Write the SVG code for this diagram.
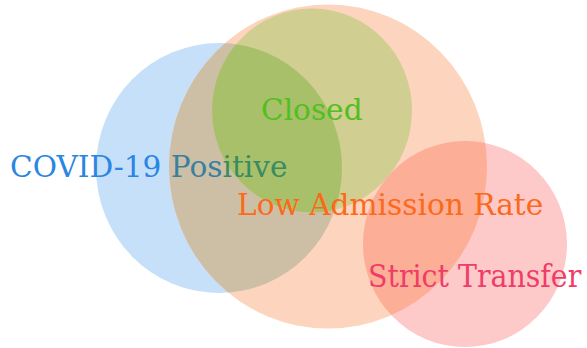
<svg xmlns="http://www.w3.org/2000/svg" width="587" height="348" viewBox="0 0 587 348">
<style>
.lbl{font-family:"DejaVu Serif","Liberation Serif",serif;font-size:29.6px}
.cond{font-size:31.6px;font-stretch:condensed}
</style>
<defs>
<ellipse id="eB" cx="219" cy="168" rx="123" ry="125"/>
<ellipse id="eO" cx="328" cy="166.5" rx="159" ry="162"/>
<ellipse id="eG" cx="312" cy="110.5" rx="100" ry="102"/>
<ellipse id="eR" cx="465" cy="244" rx="102" ry="103"/>
<clipPath id="cB"><use href="#eB"/></clipPath>
<clipPath id="cO"><use href="#eO"/></clipPath>
</defs>
<rect width="587" height="348" fill="#ffffff"/>
<g id="covid-positive-set"><use href="#eB" fill="#c6e0fa"/></g>
<g id="low-admission-rate-set"><use href="#eO" fill="#fdd4bd"/></g>
<g id="overlaps">
<use href="#eB" fill="#cdbfa5" clip-path="url(#cO)"/>
</g>
<g id="closed-set">
<use href="#eG" fill="#d0ce90"/>
<use href="#eG" fill="#a9c06b" clip-path="url(#cB)"/>
</g>
<g id="strict-transfer-set">
<use href="#eR" fill="#fec9c9"/>
<use href="#eR" fill="#fdae96" clip-path="url(#cO)"/>
</g>
<g id="labels">
<text id="covid-positive" class="lbl" x="10" y="177"><tspan fill="#2a86e2">COVID-19 </tspan><tspan fill="#3b7fa0">Pos</tspan><tspan fill="#3a8a62">itive</tspan></text>
<text id="closed" class="lbl" x="261" y="120" fill="#52bf1c">Closed</text>
<text id="low-admission-rate" class="lbl" x="237" y="215" fill="#fb6a1a">Low Admission Rate</text>
<text id="strict-transfer" class="lbl cond" x="368" y="287" fill="#ef3d68">Strict Transfer</text>
</g>
</svg>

◆ ◆ ◆ ◆ ◆ ◆ ◆

Repeat verbatim all the material, but not the pictures.

Write the SVG code for this diagram.
<svg xmlns="http://www.w3.org/2000/svg" width="587" height="348" viewBox="0 0 587 348">
<style>
.lbl{font-family:"DejaVu Serif","Liberation Serif",serif;font-size:29.6px}
.cond{font-size:31.6px;font-stretch:condensed}
</style>
<defs>
<ellipse id="eB" cx="219" cy="168" rx="123" ry="125"/>
<ellipse id="eO" cx="328" cy="166.5" rx="159" ry="162"/>
<ellipse id="eG" cx="312" cy="110.5" rx="100" ry="102"/>
<ellipse id="eR" cx="465" cy="244" rx="102" ry="103"/>
<clipPath id="cB"><use href="#eB"/></clipPath>
<clipPath id="cO"><use href="#eO"/></clipPath>
</defs>
<rect width="587" height="348" fill="#ffffff"/>
<g id="covid-positive-set"><use href="#eB" fill="#c6e0fa"/></g>
<g id="low-admission-rate-set"><use href="#eO" fill="#fdd4bd"/></g>
<g id="overlaps">
<use href="#eB" fill="#cdbfa5" clip-path="url(#cO)"/>
</g>
<g id="closed-set">
<use href="#eG" fill="#d0ce90"/>
<use href="#eG" fill="#a9c06b" clip-path="url(#cB)"/>
</g>
<g id="strict-transfer-set">
<use href="#eR" fill="#fec9c9"/>
<use href="#eR" fill="#fdae96" clip-path="url(#cO)"/>
</g>
<g id="labels">
<text id="covid-positive" class="lbl" x="10" y="177"><tspan fill="#2a86e2">COVID-19 </tspan><tspan fill="#3b7fa0">Pos</tspan><tspan fill="#3a8a62">itive</tspan></text>
<text id="closed" class="lbl" x="261" y="120" fill="#52bf1c">Closed</text>
<text id="low-admission-rate" class="lbl" x="237" y="215" fill="#fb6a1a">Low Admission Rate</text>
<text id="strict-transfer" class="lbl cond" x="368" y="287" fill="#ef3d68">Strict Transfer</text>
</g>
</svg>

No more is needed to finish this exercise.